Illness is not a costume
Did I need to say that? You’d think it would be pretty obvious that to dress up as a person with a serious illness many have to battle is pretty insensitive, outside the realm of what most would consider acceptable, no?
Apparently it’s not so obvious.
Thanks to stigma, something which is furthered by what some are considered to be light hearted novelty costumes, people with mental health problems are often portrayed as dangerous, scary, unpredictable, violent, prone to lashing out and even murderous. In previous years we’ve seen a vast array of them which are centred around the stereotypical ‘mental patient’ to ‘psycho killer’.
The reality is that people with mental health problems are far, far more likely to be the victims of violent crime than they are to commit it. They are more prone to abuse, isolation, harassment, assault, and murder.
Associating mental illness to violence is already helping shape the way that stigma towards people with mental illnesses manifests in our society. Turning it into a joke ‘mental patient’ costume is to bring to form the very real stigmas that we face and that make life harder for us.
A great example of how this view of violence permeates a culture is in the United States gun regulation debate. Every time there is a mass shooting, which sadly is many in the past few years, what’s the first thing people ask?
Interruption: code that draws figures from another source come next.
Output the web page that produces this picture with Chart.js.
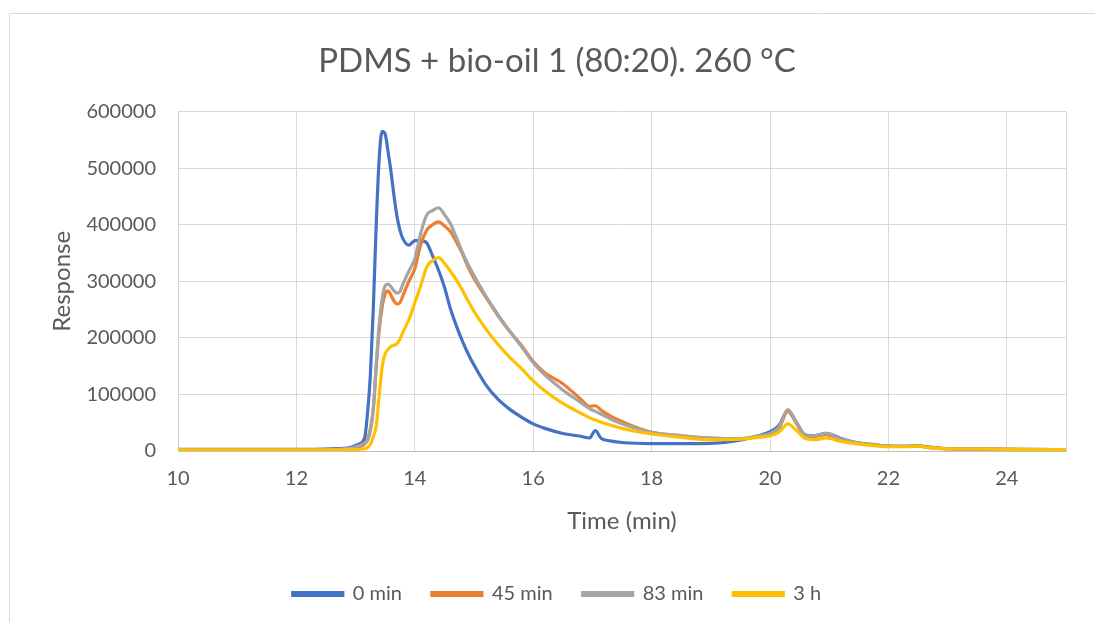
<!DOCTYPE html>
<html>
<head>
<meta charset="utf-8">
<script src="https://cdn.jsdelivr.net/npm/chart.js@4"></script>
<style>
  html, body { margin: 0; padding: 0; background: #fff; }
  #wrap { width: 1095px; height: 622px; position: relative; }
</style>
</head>
<body>
<div id="wrap"><canvas id="myChart" width="1095" height="622"></canvas></div>
<script>
const times = [10, 11, 12, 12.6, 12.9, 13.05, 13.15, 13.2, 13.25, 13.3, 13.35, 13.4, 13.45, 13.5, 13.55, 13.6, 13.65, 13.7, 13.75, 13.8,
    13.9, 14.0, 14.1, 14.2, 14.3, 14.4, 14.5, 14.6, 14.7, 14.8, 14.9, 15.0, 15.2, 15.4, 15.6, 15.8, 16.0, 16.2, 16.5, 16.8,
    16.95, 17.05, 17.15, 17.3, 17.5, 18.0, 18.5, 19.0, 19.5, 19.8, 20.0, 20.15, 20.3, 20.45, 20.6, 20.75, 20.95, 21.2, 21.5, 21.8,
    22.0, 22.3, 22.5, 22.7, 23.0, 23.5, 24, 25];

const min0 = [3000, 3000, 3000, 4000, 6000, 12000, 22000, 65000, 135000, 255000, 405000, 520000, 565000, 560000, 528000, 492000, 450000, 414000, 390000, 375000,
    364000, 372000, 372000, 368000, 345000, 320000, 290000, 252000, 222000, 195000, 172000, 152000, 117000, 92000, 74000, 60000, 48000, 40000, 31000, 26000,
    23000, 36000, 22000, 18000, 15000, 13000, 13000, 13500, 19000, 27000, 34000, 45000, 71000, 50000, 28000, 27000, 31000, 22000, 14000, 10000,
    8500, 8000, 9000, 7000, 4000, 3500, 3000, 2500];

const min45 = [2000, 2000, 2000, 2500, 4000, 7000, 12000, 20000, 40000, 75000, 150000, 215000, 255000, 278000, 283000, 275000, 265000, 260000, 262000, 275000,
    300000, 322000, 365000, 390000, 400000, 405000, 398000, 388000, 370000, 350000, 325000, 305000, 272000, 240000, 212000, 187000, 158000, 138000, 119000, 92000,
    79000, 80000, 72000, 62000, 52000, 33000, 27000, 23000, 22000, 26000, 30000, 40000, 70000, 48000, 26000, 26000, 29000, 20000, 14000, 11000,
    8000, 8000, 9000, 6000, 4000, 3500, 3000, 2500];

const min83 = [2000, 2000, 2000, 2500, 5000, 9000, 14000, 18000, 35000, 77000, 155000, 225000, 270000, 292000, 295000, 290000, 283000, 279000, 282000, 295000,
    318000, 340000, 385000, 417000, 425000, 430000, 418000, 402000, 378000, 352000, 330000, 310000, 274000, 242000, 212000, 185000, 156000, 134000, 108000, 86000,
    75000, 70000, 65000, 57000, 48000, 33000, 27000, 23000, 22000, 27000, 31000, 42000, 73000, 50000, 27000, 27000, 31000, 21000, 14000, 11000,
    8000, 8000, 9000, 6000, 4000, 3500, 3000, 2500];

const h3 = [2000, 2000, 2000, 2000, 2500, 3000, 4000, 6000, 12000, 25000, 45000, 100000, 150000, 172000, 180000, 185000, 187000, 190000, 198000, 210000,
    232000, 262000, 292000, 325000, 337000, 342000, 332000, 318000, 303000, 285000, 265000, 247000, 216000, 189000, 166000, 146000, 124000, 106000, 84000, 67000,
    59000, 55000, 51000, 46000, 40000, 30000, 24000, 20000, 21000, 24000, 27000, 33000, 48000, 36000, 22000, 20000, 23000, 17000, 12000, 9000,
    7500, 7500, 8500, 6000, 4000, 3500, 3000, 2500];

const seriesNames = ["0 min", "45 min", "83 min", "3 h"];
const seriesColors = ["#4472C4", "#ED7D31", "#A5A5A5", "#FFC000"];
const seriesValues = [min0, min45, min83, h3];

const textColor = "#595959";
const fontName = "Lato, 'Open Sans', sans-serif";

const toPoints = (vals) => times.map((t, i) => ({ x: t, y: vals[i] }));

// outer chart frame like the spreadsheet one
const framePlugin = {
    id: "frame",
    beforeDraw(chart) {
        const c = chart.ctx;
        c.save();
        c.fillStyle = "#fff";
        c.fillRect(0, 0, chart.width, chart.height);
        c.strokeStyle = "#d9d9d9";
        c.lineWidth = 1;
        c.beginPath();
        c.moveTo(9.5, chart.height);
        c.lineTo(9.5, 13.5);
        c.lineTo(chart.width, 13.5);
        c.stroke();
        c.restore();
    }
};

const ctx = document.getElementById("myChart").getContext("2d");
const myChart = new Chart(ctx, {
    type: "line",
    data: {
        datasets: seriesNames.map((name, i) => ({
            label: name,
            data: toPoints(seriesValues[i]),
            borderColor: seriesColors[i],
            backgroundColor: seriesColors[i],
            borderWidth: 3.2,
            pointRadius: 0,
            cubicInterpolationMode: "monotone",
            order: seriesNames.length - i,
        })),
    },
    options: {
        responsive: false,
        animation: false,
        events: [],
        layout: { padding: { left: 48, right: 29, top: 0, bottom: 8 } },
        plugins: {
            title: {
                display: true,
                text: "PDMS + bio-oil 1 (80:20). 260 °C",
                color: textColor,
                font: { family: fontName, size: 33, weight: "normal" },
                padding: { top: 42, bottom: 30 },
            },
            legend: {
                position: "bottom",
                labels: {
                    color: textColor,
                    font: { family: fontName, size: 20 },
                    boxWidth: 50,
                    boxHeight: 3,
                    padding: 30,
                    sort: (a, b) => a.datasetIndex - b.datasetIndex,
                },
            },
            tooltip: { enabled: false },
        },
        scales: {
            x: {
                type: "linear",
                min: 10,
                max: 25,
                ticks: {
                    stepSize: 2,
                    color: textColor,
                    font: { family: fontName, size: 20 },
                    padding: 16,
                    callback: (v) => (v <= 24 ? v : ""),
                },
                grid: { color: "#d9d9d9", drawTicks: false },
                border: { color: "#bfbfbf" },
                title: {
                    display: true,
                    text: "Time (min)",
                    color: textColor,
                    font: { family: fontName, size: 24 },
                    padding: { top: 12, bottom: 18 },
                },
                afterFit: (scale) => { scale.height = 103; },
            },
            y: {
                min: 0,
                max: 600000,
                ticks: {
                    stepSize: 100000,
                    color: textColor,
                    font: { family: fontName, size: 20 },
                    padding: 22,
                    callback: (v) => String(v),
                },
                grid: { color: "#d9d9d9", drawTicks: false },
                border: { color: "#d0d0d0" },
                title: {
                    display: true,
                    text: "Response",
                    color: textColor,
                    font: { family: fontName, size: 24 },
                    padding: { top: 0, bottom: 0 },
                },
                afterFit: (scale) => { scale.width = 130; },
            },
        },
    },
    plugins: [framePlugin],
});
</script>
</body>
</html>
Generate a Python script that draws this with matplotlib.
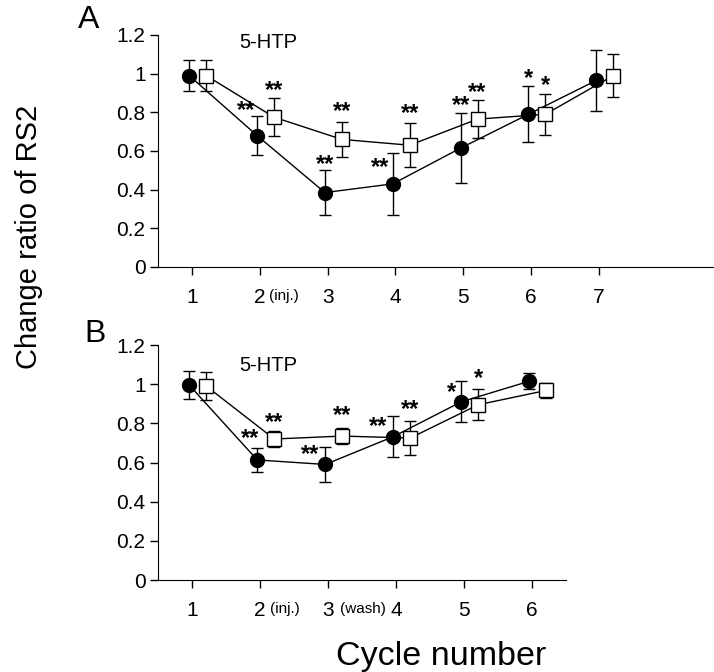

“What’s wrong with them? They’re obviously mental”
The NRA regularly describe the issue as being one of sickness as do many others in the pro-gun side of things. The general line is “‘crazy’ people shouldn’t be allowed guns, stop mentally ill people!”
The possibility of a register of people with mental illnesses in order to prevent future mass shootings has been thrown about on more than one occasion. At the same time you’ll find it used it as an opportunity to encourage people to get guns in case they come across a violent crazy person.
The association of seemingly random violence and mental health problems gets into a lot of people’s heads. When you’re hearing it from news stations around the world, in papers, on social media, it’s a hard association to break. It’s easier to accept that someone’s ‘out of their mind’ than just an average human being capable of harming people, but how many of those committing this violence have actually been found to be mentally ill? How many were motivated by something to do with a mental illness? Where are all the drives to encourage ongoing psychotherapy for mental illness to prevent it from happening, if it’s such a great problem? Where’s the extra funding towards it?
While the US example has far more obvious impact and has a far more sombre message, things like these costumes, novelty as they are, assist in compounding that oft heard message of ‘those with mental illnesses hurt people’, every time it comes up in a TV show, in a book, it pushes it that little bit more. The stereotype is dragged out so much that a lot of people don’t even question it. According to Time to Change, a third of people thought those with mental illnesses are more likely to be violent.. The more this message is broadcast and the more people who choose to listen to it, the more stigma people with mental illnesses have to deal with. The more people are scared of us, see us as crazy, see us as dangerous.
There are a lot of outfits and themes out there which don’t bring more misunderstanding and pain into the world, that don’t harm people who are already having to deal with some very heavy things. Please, use one of those. Don’t make our health your costume.